Xavier and Ophelia is an American indie rock and electropop music duo based in Nashville, Tennessee. Formed in 2009, members include DeAnna Moore (vocals) and Dave Tough (keyboards, guitar, bass). The band has released two albums including their debut Xavier & Ophelia, which had songs win industry awards. "Falling Down," a track from their 2012 sophomore album I Hate Birds, won Grand Prize at the 2013 John Lennon Songwriting Contest. Their songs have been placed in movies, television and commercials, and in 2013 their song "Heartbeat" was featured on Twisted.

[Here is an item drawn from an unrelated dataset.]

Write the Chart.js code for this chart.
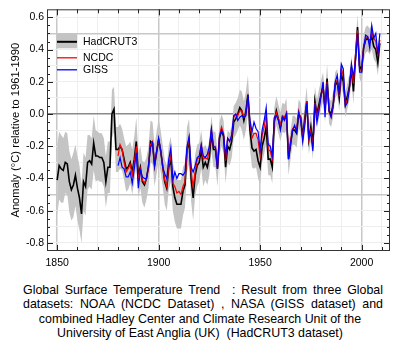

According to Raw Ramp, "their sounds combine easy-listening melodies with electronic pop elements...[and] the angelic voice of DeAnna Moore is always centre-stage." Much of their music utilizes both live instruments and electronic production. The duo often performs live with a backing band, with regular venues including The Bluebird Cafe in Nashville.

History

2009-10: Founding
Before co-founding the band Xavier and Ophelia with DeAnna Moore, American producer and musician Dave Tough had been writing music for television, film, and other artists for over a decade. Having studied under music engineers such as Bruce Swedien and Neil Citron, he had also been a voting member of The Recording Academy.

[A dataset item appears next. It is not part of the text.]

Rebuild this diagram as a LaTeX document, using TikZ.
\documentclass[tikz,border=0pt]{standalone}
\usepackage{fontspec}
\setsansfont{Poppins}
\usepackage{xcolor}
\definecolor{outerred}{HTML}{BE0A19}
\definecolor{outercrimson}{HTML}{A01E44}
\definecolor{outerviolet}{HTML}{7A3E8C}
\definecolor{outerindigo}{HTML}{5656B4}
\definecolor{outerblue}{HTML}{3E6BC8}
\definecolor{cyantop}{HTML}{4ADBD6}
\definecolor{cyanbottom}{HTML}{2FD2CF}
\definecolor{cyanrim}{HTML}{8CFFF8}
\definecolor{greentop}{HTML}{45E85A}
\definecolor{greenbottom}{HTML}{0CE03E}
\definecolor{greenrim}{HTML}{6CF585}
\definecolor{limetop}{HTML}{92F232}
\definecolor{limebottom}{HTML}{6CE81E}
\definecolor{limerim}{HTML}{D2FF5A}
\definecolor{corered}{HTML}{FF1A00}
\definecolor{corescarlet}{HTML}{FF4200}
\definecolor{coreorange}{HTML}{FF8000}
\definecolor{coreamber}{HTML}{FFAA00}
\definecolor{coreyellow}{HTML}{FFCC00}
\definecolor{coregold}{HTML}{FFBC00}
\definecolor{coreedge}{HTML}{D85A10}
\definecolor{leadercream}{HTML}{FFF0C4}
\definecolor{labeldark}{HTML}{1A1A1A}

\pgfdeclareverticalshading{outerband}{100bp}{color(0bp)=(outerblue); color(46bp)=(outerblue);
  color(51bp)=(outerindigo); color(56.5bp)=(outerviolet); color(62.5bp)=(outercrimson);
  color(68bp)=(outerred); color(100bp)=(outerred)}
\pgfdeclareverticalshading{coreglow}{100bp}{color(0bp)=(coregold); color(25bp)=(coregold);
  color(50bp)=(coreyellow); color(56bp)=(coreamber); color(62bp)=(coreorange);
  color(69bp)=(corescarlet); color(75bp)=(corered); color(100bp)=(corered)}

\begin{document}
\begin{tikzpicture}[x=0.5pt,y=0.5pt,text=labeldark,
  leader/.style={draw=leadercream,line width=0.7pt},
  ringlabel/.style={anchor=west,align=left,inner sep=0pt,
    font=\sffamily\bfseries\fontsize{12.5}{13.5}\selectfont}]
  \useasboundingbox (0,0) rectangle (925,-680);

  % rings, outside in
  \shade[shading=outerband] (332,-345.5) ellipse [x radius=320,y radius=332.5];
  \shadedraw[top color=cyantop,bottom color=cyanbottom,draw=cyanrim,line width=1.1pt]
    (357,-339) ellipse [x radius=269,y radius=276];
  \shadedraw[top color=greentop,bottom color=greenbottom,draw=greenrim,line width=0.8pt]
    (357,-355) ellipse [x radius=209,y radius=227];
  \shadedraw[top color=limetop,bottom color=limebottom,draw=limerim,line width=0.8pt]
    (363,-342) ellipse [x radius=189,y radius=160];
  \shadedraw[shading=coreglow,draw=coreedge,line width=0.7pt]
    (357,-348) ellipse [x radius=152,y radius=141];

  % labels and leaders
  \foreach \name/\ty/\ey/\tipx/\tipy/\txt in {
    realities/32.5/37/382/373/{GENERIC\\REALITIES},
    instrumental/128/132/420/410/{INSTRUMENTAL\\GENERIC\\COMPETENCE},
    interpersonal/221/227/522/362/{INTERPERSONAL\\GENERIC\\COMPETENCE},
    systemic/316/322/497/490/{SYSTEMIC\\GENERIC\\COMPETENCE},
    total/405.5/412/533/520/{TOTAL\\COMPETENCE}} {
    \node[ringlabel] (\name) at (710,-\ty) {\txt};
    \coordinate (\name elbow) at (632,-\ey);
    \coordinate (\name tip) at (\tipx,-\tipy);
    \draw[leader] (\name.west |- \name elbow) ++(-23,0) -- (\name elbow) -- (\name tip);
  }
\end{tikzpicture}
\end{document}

Members Tough and Moore first met in 2009 over Myspace, when Tough was searching for vocalists for a demo. At the time Tough was still working as a producer, songwriter, and multi-instrumentalist, and just earlier that year had won his first Grand Prize at the John Lennon Songwriting Contest in the country category. After meeting up in person, they discovered a shared fascination with older jazz standards and artists such as Fiona Apple, Goldfrapp and Edie Brickell. Stated Music and Musicians Magazine, "It was a lucky break when Dave Tough found DeAnna Moore on MySpace...in Moore he found a musical chameleon keen on jazz, New Wave and Kings of Leon."

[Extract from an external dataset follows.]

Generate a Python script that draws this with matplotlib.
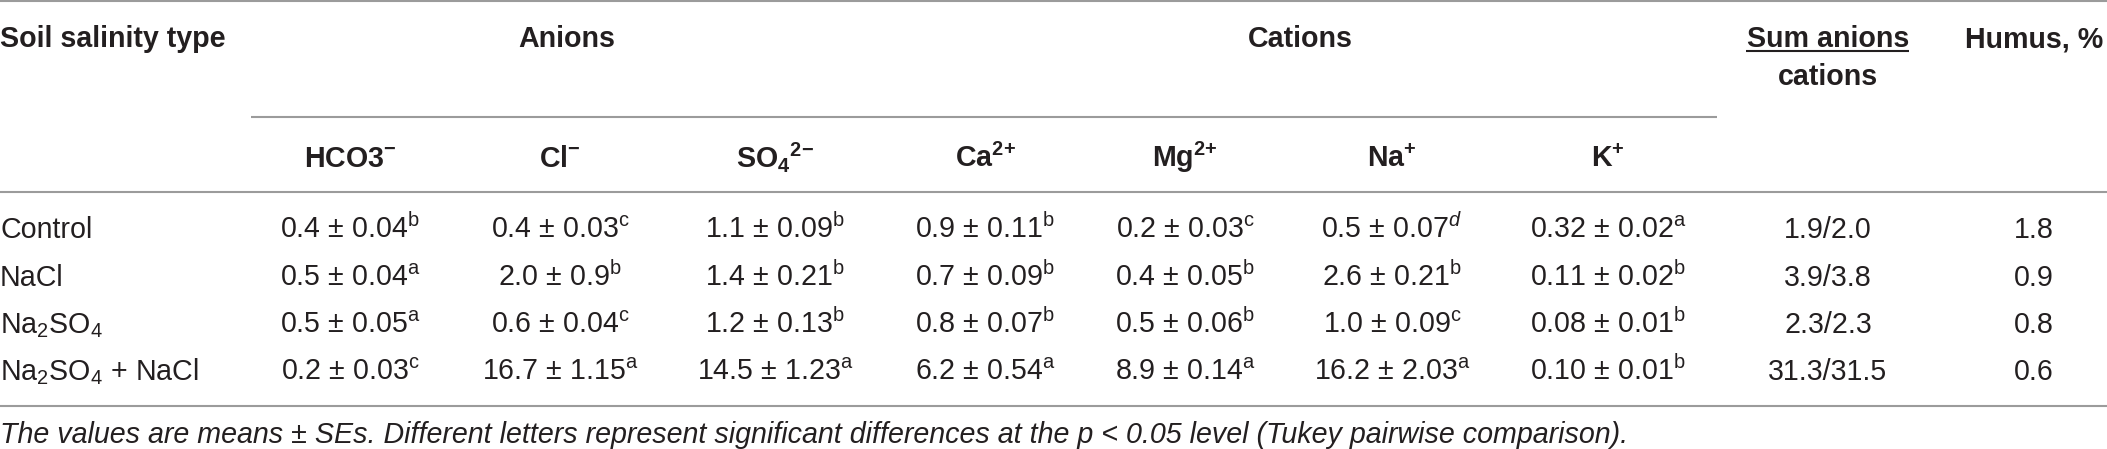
import matplotlib.pyplot as plt

plt.rcParams['font.family'] = 'Liberation Sans'
plt.rcParams['mathtext.fontset'] = 'custom'
plt.rcParams['mathtext.rm'] = 'Liberation Sans'
plt.rcParams['mathtext.it'] = 'Liberation Sans:italic'
plt.rcParams['mathtext.bf'] = 'Liberation Sans:bold'

# table content
soil_types = ["Control", "NaCl", "Na$_2$SO$_4$", "Na$_2$SO$_4$ + NaCl"]
ion_names = [r"HCO3$^{\mathbf{-}}$", r"Cl$^{\mathbf{-}}$", r"SO$_{\mathbf{4}}$$^{\mathbf{2}{\mathbf{-}}}$",
             r"Ca$^{\mathbf{2}{\mathbf{+}}}$", r"Mg$^{\mathbf{2}{\mathbf{+}}}$", r"Na$^{\mathbf{+}}$",
             r"K$^{\mathbf{+}}$"]

hco3 = ["0.4 ± 0.04", "0.5 ± 0.04", "0.5 ± 0.05", "0.2 ± 0.03"]
hco3_sig = ["b", "a", "a", "c"]
cl = ["0.4 ± 0.03", "2.0 ± 0.9", "0.6 ± 0.04", "16.7 ± 1.15"]
cl_sig = ["c", "b", "c", "a"]
so4 = ["1.1 ± 0.09", "1.4 ± 0.21", "1.2 ± 0.13", "14.5 ± 1.23"]
so4_sig = ["b", "b", "b", "a"]
ca = ["0.9 ± 0.11", "0.7 ± 0.09", "0.8 ± 0.07", "6.2 ± 0.54"]
ca_sig = ["b", "b", "b", "a"]
mg = ["0.2 ± 0.03", "0.4 ± 0.05", "0.5 ± 0.06", "8.9 ± 0.14"]
mg_sig = ["c", "b", "b", "a"]
na = ["0.5 ± 0.07", "2.6 ± 0.21", "1.0 ± 0.09", "16.2 ± 2.03"]
na_sig = ["d", "b", "c", "a"]
k = ["0.32 ± 0.02", "0.11 ± 0.02", "0.08 ± 0.01", "0.10 ± 0.01"]
k_sig = ["a", "b", "b", "b"]
sum_ratio = ["1.9/2.0", "3.9/3.8", "2.3/2.3", "31.3/31.5"]
humus = ["1.8", "0.9", "0.8", "0.6"]

footnote = ("The values are means ± SEs. Different letters represent significant "
            "differences at the p < 0.05 level (Tukey pairwise comparison).")

ion_values = [hco3, cl, so4, ca, mg, na, k]
ion_sigs = [hco3_sig, cl_sig, so4_sig, ca_sig, mg_sig, na_sig, k_sig]

W, H = 2107, 449
fig = plt.figure(figsize=(W / 100, H / 100), dpi=100)
ax = fig.add_axes([0, 0, 1, 1])
ax.set_xlim(0, W)
ax.set_ylim(H, 0)
ax.axis('off')

txt = '#231f20'
rule = '#9b9b9b'
fs = 20.6

col_x = [350, 560, 775, 985, 1185, 1392, 1608]
sum_x, humus_x = 1828, 2034
row_y = [238, 286, 333, 380]

# rules
ax.hlines(1, 0, W, color=rule, lw=1.5)
ax.hlines(117, 251, 1717, color=rule, lw=1.5)
ax.hlines(192, 0, W, color=rule, lw=1.5)
ax.hlines(406, 0, W, color=rule, lw=1.5)

# header
ax.text(0, 47, "Soil salinity type", fontsize=fs, fontweight='bold', color=txt, va='baseline')
ax.text(567, 47, "Anions", fontsize=fs, fontweight='bold', color=txt, ha='center', va='baseline')
ax.text(1300, 47, "Cations", fontsize=fs, fontweight='bold', color=txt, ha='center', va='baseline')
ax.text(sum_x, 47, "Sum anions", fontsize=fs, fontweight='bold', color=txt, ha='center', va='baseline')
ax.hlines(51, 1746, 1909, color=txt, lw=1.5)
ax.text(sum_x, 85, "cations", fontsize=fs, fontweight='bold', color=txt, ha='center', va='baseline')
ax.text(humus_x, 47, "Humus, %", fontsize=fs, fontweight='bold', color=txt, ha='center', va='baseline')

for x, name in zip(col_x, ion_names):
    ax.text(x, 167, name, fontsize=fs, fontweight='bold', color=txt, ha='center', va='baseline')

# body
for i, y in enumerate(row_y):
    ax.text(0, y, soil_types[i], fontsize=fs, color=txt, va='baseline')
    for x, vals, sigs in zip(col_x, ion_values, ion_sigs):
        letter = sigs[i] if sigs[i] == "d" else r"\mathrm{%s}" % sigs[i]
        ax.text(x, y, vals[i] + "$^{%s}$" % letter, fontsize=fs, color=txt,
                ha='center', va='baseline')
    ax.text(sum_x, y, sum_ratio[i], fontsize=fs, color=txt, ha='center', va='baseline')
    ax.text(humus_x, y, humus[i], fontsize=fs, color=txt, ha='center', va='baseline')

ax.text(0, 443, footnote, fontsize=fs, style='italic', color=txt, va='baseline')

fig.savefig("out.png", dpi=100)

They soon formed the musical duo Xavier & Ophelia, with the band name originating from a pair of toy dolls. Also going by the moniker X&O, Moore contributes vocals while Tough handles production and instrumentals. Both members contribute to the songwriting process, and they began writing songs that variously integrated the genres of synthpop, electronica, pop, alternative rock, and indie rock. Early on the band was based in Cane Ridge, Tennessee and Antioch, Tennessee.

2011: X&O

The duo released their first album, Xavier & Ophelia, on April 1, 2011, on Real Life Music and Blue Pie Distribution. For a time the album's track "Six Billion Lonely People" was in rotation on the BBS Radio 24-hour music station,  and in 2011 the band was an SGX Radio featured artist. At the 2011 International Songwriting Competition the band was a semi-finalist with "Six Billion Lonely People,"  and the song was a finalist in the 2012 Songdoor Songwriting Competition as well. The song had been written with the assistance of John Foster, also known for playing with the Beach Boys in the early 2000s. "Last Recorded Summer," a pop song on the album written by Moore, Tough, and Neil Barber, was nominated in the  Indie International Songwriting Contest, and was also a finalist in the UK Songwriting Competition.

Critical reception

The album met with a largely positive reception among critics. According to Anna Maria Stjärnell of Luna Kafé e-zine, "Their debut is mellow and mostly very touching pop." Music News Nashville called the album an "unlikely blend of electronica, classic pop melodies and delicate vocal deliveries." It also praised the production, stating "techno beats, computerized sounds, live instruments and lovely, layered vocals mixed together put a unique stamp on their clean productions."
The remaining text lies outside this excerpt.